The first step towards better information processing is knowing how we store information in the first place. Luckily, there are a lot of studies on this. But let’s focus on the prevailing theory of the Multi-Store Model of Memory.
Multi-Store Model of Memory
Here, memory and information are stored in three different stores called Sensory Memory, Short-term Memory, and Long-Term Memory. According to this theory, information will first enter sensory, then short-term, until it will remain with you indefinitely in the long-term stores. The only way to move through from sensory to long-term is through practice. In order for us to process information quickly, it is necessary to practice moving sensory information into long-term information quickly.
Sensory. This one has the shortest duration in terms of storing memory, but it receives information from all five senses. What this means is that when seeing a sentence briefly, we retain that sentence for 1/2 second before it is lost. The best way to move past sensory memory is simply through focusing on where the sense is stored. If you are reading a sentence briefly, the best way to retain it (to move the memory toward short-term stores) is to reread it again and again.
Short-Term. This has a duration of up to 30 seconds only. Short-term stores are retained by “maintenance rehearsal”, like repeating information mentally or audibly. However, repeating information rarely involves any connection to meaning. What you do is simply memorizing the word or the picture, that you will eventually forget.
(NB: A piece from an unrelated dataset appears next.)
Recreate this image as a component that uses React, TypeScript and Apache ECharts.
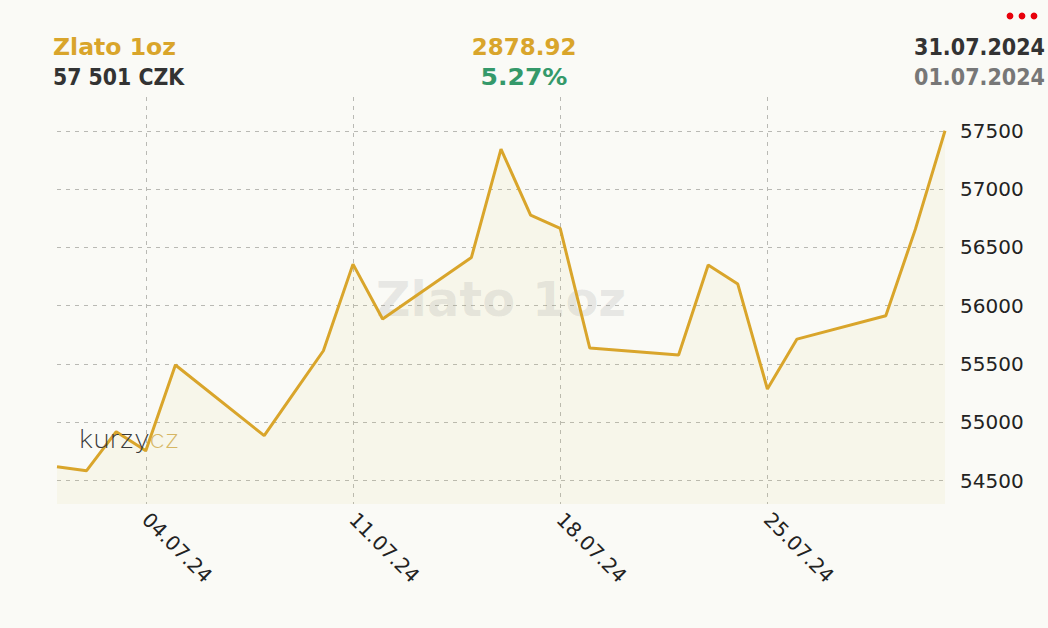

Long-Term. Information here is stored forever. It is retained through “elaborate rehearsal” where you give the information meaning. The best way to remember information is to relate and give it meaning in a way that you will personally understand; it is the deepest level of information-processing.
Soft Skills Need to be Developed
Most soft skills may be innate, or something we do every day like how to be productive or better time management. But they are still skills, nonetheless. We should always be developing our soft skills in order for us to truly become an all-around employee. There are different types of soft skills. Pick the ones you want to improve on and try your best. To be a versatile, after all, does not mean you are the best at everything. It just means you are always willing to learn.